MATERIAL:

──────────────────────────────

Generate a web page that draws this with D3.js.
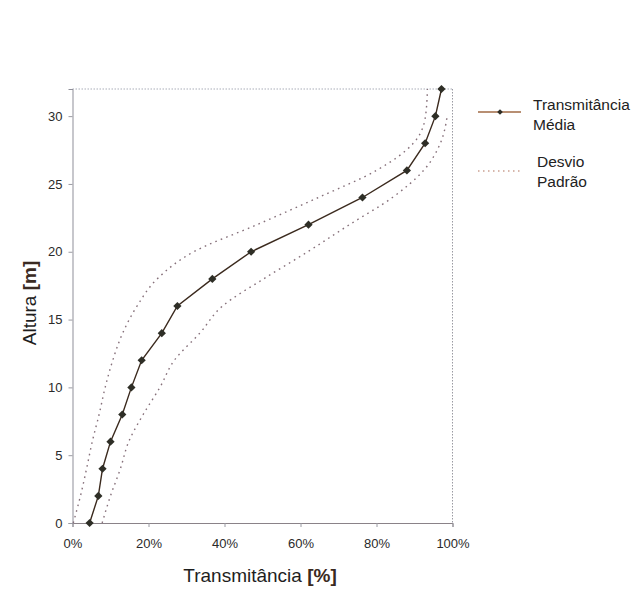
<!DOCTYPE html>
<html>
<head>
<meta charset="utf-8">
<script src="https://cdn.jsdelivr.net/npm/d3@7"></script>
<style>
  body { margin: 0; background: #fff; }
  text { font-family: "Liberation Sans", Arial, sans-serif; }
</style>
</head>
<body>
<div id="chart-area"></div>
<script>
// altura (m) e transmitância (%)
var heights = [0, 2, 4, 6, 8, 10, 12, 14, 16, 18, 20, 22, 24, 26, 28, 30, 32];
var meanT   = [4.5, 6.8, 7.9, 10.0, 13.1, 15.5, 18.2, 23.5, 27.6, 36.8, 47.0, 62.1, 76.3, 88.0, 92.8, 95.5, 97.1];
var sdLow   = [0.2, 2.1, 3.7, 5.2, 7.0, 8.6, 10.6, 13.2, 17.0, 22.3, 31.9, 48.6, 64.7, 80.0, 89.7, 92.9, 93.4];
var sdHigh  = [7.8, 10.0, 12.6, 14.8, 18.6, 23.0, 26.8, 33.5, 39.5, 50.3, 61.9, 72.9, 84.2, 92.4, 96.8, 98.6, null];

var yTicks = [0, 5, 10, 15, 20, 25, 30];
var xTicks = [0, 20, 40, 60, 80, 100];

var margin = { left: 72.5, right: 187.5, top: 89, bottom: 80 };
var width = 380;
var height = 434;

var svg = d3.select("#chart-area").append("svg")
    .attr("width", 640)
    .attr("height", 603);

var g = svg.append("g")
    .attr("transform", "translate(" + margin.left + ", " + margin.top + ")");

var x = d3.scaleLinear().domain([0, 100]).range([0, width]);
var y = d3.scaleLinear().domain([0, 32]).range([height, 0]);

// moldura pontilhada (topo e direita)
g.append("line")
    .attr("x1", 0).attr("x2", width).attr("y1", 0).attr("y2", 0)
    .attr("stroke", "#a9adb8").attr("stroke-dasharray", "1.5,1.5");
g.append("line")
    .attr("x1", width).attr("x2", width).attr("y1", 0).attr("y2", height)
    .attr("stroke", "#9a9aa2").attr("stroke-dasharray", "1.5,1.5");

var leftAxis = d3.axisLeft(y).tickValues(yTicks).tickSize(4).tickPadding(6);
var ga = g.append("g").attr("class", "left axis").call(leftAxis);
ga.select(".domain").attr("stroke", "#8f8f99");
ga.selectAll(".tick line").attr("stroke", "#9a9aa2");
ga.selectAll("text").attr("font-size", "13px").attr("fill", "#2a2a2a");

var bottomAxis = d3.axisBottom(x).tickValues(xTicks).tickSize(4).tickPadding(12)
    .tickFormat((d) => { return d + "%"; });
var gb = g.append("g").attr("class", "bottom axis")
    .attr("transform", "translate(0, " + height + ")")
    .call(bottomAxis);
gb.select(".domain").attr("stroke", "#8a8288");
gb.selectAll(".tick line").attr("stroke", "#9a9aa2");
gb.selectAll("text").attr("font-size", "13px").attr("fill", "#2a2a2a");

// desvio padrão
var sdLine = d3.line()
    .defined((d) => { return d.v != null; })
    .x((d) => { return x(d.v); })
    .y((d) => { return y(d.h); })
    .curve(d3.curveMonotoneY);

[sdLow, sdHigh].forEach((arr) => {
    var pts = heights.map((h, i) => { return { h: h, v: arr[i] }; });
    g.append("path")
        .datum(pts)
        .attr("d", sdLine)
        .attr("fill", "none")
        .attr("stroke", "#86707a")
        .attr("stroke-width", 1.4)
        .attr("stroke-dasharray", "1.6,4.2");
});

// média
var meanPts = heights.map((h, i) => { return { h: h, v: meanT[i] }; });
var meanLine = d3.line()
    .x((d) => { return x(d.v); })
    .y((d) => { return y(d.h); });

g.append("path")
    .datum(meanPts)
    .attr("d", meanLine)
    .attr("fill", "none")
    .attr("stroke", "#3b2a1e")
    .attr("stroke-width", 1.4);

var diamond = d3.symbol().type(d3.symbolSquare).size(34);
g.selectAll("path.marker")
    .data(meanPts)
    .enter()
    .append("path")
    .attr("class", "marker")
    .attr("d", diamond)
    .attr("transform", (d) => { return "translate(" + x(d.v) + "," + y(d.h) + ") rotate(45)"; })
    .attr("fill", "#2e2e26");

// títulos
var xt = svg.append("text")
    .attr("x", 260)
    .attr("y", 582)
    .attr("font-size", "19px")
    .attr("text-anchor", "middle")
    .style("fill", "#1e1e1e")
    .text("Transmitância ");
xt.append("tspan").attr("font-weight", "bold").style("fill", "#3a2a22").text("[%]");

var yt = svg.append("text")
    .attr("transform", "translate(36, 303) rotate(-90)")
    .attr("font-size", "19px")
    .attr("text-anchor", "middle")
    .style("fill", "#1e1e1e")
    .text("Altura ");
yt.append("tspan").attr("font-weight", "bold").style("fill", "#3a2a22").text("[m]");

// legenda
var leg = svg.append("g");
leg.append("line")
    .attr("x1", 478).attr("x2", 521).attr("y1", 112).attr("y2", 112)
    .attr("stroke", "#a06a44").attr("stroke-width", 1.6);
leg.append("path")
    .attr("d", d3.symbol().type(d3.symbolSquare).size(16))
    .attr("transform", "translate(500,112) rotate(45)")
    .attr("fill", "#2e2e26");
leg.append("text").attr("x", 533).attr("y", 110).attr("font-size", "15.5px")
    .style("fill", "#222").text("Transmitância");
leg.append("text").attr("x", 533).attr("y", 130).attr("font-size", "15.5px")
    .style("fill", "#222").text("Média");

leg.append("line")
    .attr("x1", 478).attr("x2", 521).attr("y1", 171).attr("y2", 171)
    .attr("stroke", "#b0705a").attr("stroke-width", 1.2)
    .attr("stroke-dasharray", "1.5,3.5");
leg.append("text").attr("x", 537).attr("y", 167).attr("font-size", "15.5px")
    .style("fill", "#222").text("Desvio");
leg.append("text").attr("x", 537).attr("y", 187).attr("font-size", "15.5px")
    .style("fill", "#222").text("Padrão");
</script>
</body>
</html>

──────────────────────────────

Quote every line word for word and keep the images out of the copy.

Generate a web page that draws this with D3.js.
<!DOCTYPE html>
<html>
<head>
<meta charset="utf-8">
<script src="https://cdn.jsdelivr.net/npm/d3@7"></script>
<style>
  body { margin: 0; background: #fff; }
  text { font-family: "Liberation Sans", Arial, sans-serif; }
</style>
</head>
<body>
<div id="chart-area"></div>
<script>
// altura (m) e transmitância (%)
var heights = [0, 2, 4, 6, 8, 10, 12, 14, 16, 18, 20, 22, 24, 26, 28, 30, 32];
var meanT   = [4.5, 6.8, 7.9, 10.0, 13.1, 15.5, 18.2, 23.5, 27.6, 36.8, 47.0, 62.1, 76.3, 88.0, 92.8, 95.5, 97.1];
var sdLow   = [0.2, 2.1, 3.7, 5.2, 7.0, 8.6, 10.6, 13.2, 17.0, 22.3, 31.9, 48.6, 64.7, 80.0, 89.7, 92.9, 93.4];
var sdHigh  = [7.8, 10.0, 12.6, 14.8, 18.6, 23.0, 26.8, 33.5, 39.5, 50.3, 61.9, 72.9, 84.2, 92.4, 96.8, 98.6, null];

var yTicks = [0, 5, 10, 15, 20, 25, 30];
var xTicks = [0, 20, 40, 60, 80, 100];

var margin = { left: 72.5, right: 187.5, top: 89, bottom: 80 };
var width = 380;
var height = 434;

var svg = d3.select("#chart-area").append("svg")
    .attr("width", 640)
    .attr("height", 603);

var g = svg.append("g")
    .attr("transform", "translate(" + margin.left + ", " + margin.top + ")");

var x = d3.scaleLinear().domain([0, 100]).range([0, width]);
var y = d3.scaleLinear().domain([0, 32]).range([height, 0]);

// moldura pontilhada (topo e direita)
g.append("line")
    .attr("x1", 0).attr("x2", width).attr("y1", 0).attr("y2", 0)
    .attr("stroke", "#a9adb8").attr("stroke-dasharray", "1.5,1.5");
g.append("line")
    .attr("x1", width).attr("x2", width).attr("y1", 0).attr("y2", height)
    .attr("stroke", "#9a9aa2").attr("stroke-dasharray", "1.5,1.5");

var leftAxis = d3.axisLeft(y).tickValues(yTicks).tickSize(4).tickPadding(6);
var ga = g.append("g").attr("class", "left axis").call(leftAxis);
ga.select(".domain").attr("stroke", "#8f8f99");
ga.selectAll(".tick line").attr("stroke", "#9a9aa2");
ga.selectAll("text").attr("font-size", "13px").attr("fill", "#2a2a2a");

var bottomAxis = d3.axisBottom(x).tickValues(xTicks).tickSize(4).tickPadding(12)
    .tickFormat((d) => { return d + "%"; });
var gb = g.append("g").attr("class", "bottom axis")
    .attr("transform", "translate(0, " + height + ")")
    .call(bottomAxis);
gb.select(".domain").attr("stroke", "#8a8288");
gb.selectAll(".tick line").attr("stroke", "#9a9aa2");
gb.selectAll("text").attr("font-size", "13px").attr("fill", "#2a2a2a");

// desvio padrão
var sdLine = d3.line()
    .defined((d) => { return d.v != null; })
    .x((d) => { return x(d.v); })
    .y((d) => { return y(d.h); })
    .curve(d3.curveMonotoneY);

[sdLow, sdHigh].forEach((arr) => {
    var pts = heights.map((h, i) => { return { h: h, v: arr[i] }; });
    g.append("path")
        .datum(pts)
        .attr("d", sdLine)
        .attr("fill", "none")
        .attr("stroke", "#86707a")
        .attr("stroke-width", 1.4)
        .attr("stroke-dasharray", "1.6,4.2");
});

// média
var meanPts = heights.map((h, i) => { return { h: h, v: meanT[i] }; });
var meanLine = d3.line()
    .x((d) => { return x(d.v); })
    .y((d) => { return y(d.h); });

g.append("path")
    .datum(meanPts)
    .attr("d", meanLine)
    .attr("fill", "none")
    .attr("stroke", "#3b2a1e")
    .attr("stroke-width", 1.4);

var diamond = d3.symbol().type(d3.symbolSquare).size(34);
g.selectAll("path.marker")
    .data(meanPts)
    .enter()
    .append("path")
    .attr("class", "marker")
    .attr("d", diamond)
    .attr("transform", (d) => { return "translate(" + x(d.v) + "," + y(d.h) + ") rotate(45)"; })
    .attr("fill", "#2e2e26");

// títulos
var xt = svg.append("text")
    .attr("x", 260)
    .attr("y", 582)
    .attr("font-size", "19px")
    .attr("text-anchor", "middle")
    .style("fill", "#1e1e1e")
    .text("Transmitância ");
xt.append("tspan").attr("font-weight", "bold").style("fill", "#3a2a22").text("[%]");

var yt = svg.append("text")
    .attr("transform", "translate(36, 303) rotate(-90)")
    .attr("font-size", "19px")
    .attr("text-anchor", "middle")
    .style("fill", "#1e1e1e")
    .text("Altura ");
yt.append("tspan").attr("font-weight", "bold").style("fill", "#3a2a22").text("[m]");

// legenda
var leg = svg.append("g");
leg.append("line")
    .attr("x1", 478).attr("x2", 521).attr("y1", 112).attr("y2", 112)
    .attr("stroke", "#a06a44").attr("stroke-width", 1.6);
leg.append("path")
    .attr("d", d3.symbol().type(d3.symbolSquare).size(16))
    .attr("transform", "translate(500,112) rotate(45)")
    .attr("fill", "#2e2e26");
leg.append("text").attr("x", 533).attr("y", 110).attr("font-size", "15.5px")
    .style("fill", "#222").text("Transmitância");
leg.append("text").attr("x", 533).attr("y", 130).attr("font-size", "15.5px")
    .style("fill", "#222").text("Média");

leg.append("line")
    .attr("x1", 478).attr("x2", 521).attr("y1", 171).attr("y2", 171)
    .attr("stroke", "#b0705a").attr("stroke-width", 1.2)
    .attr("stroke-dasharray", "1.5,3.5");
leg.append("text").attr("x", 537).attr("y", 167).attr("font-size", "15.5px")
    .style("fill", "#222").text("Desvio");
leg.append("text").attr("x", 537).attr("y", 187).attr("font-size", "15.5px")
    .style("fill", "#222").text("Padrão");
</script>
</body>
</html>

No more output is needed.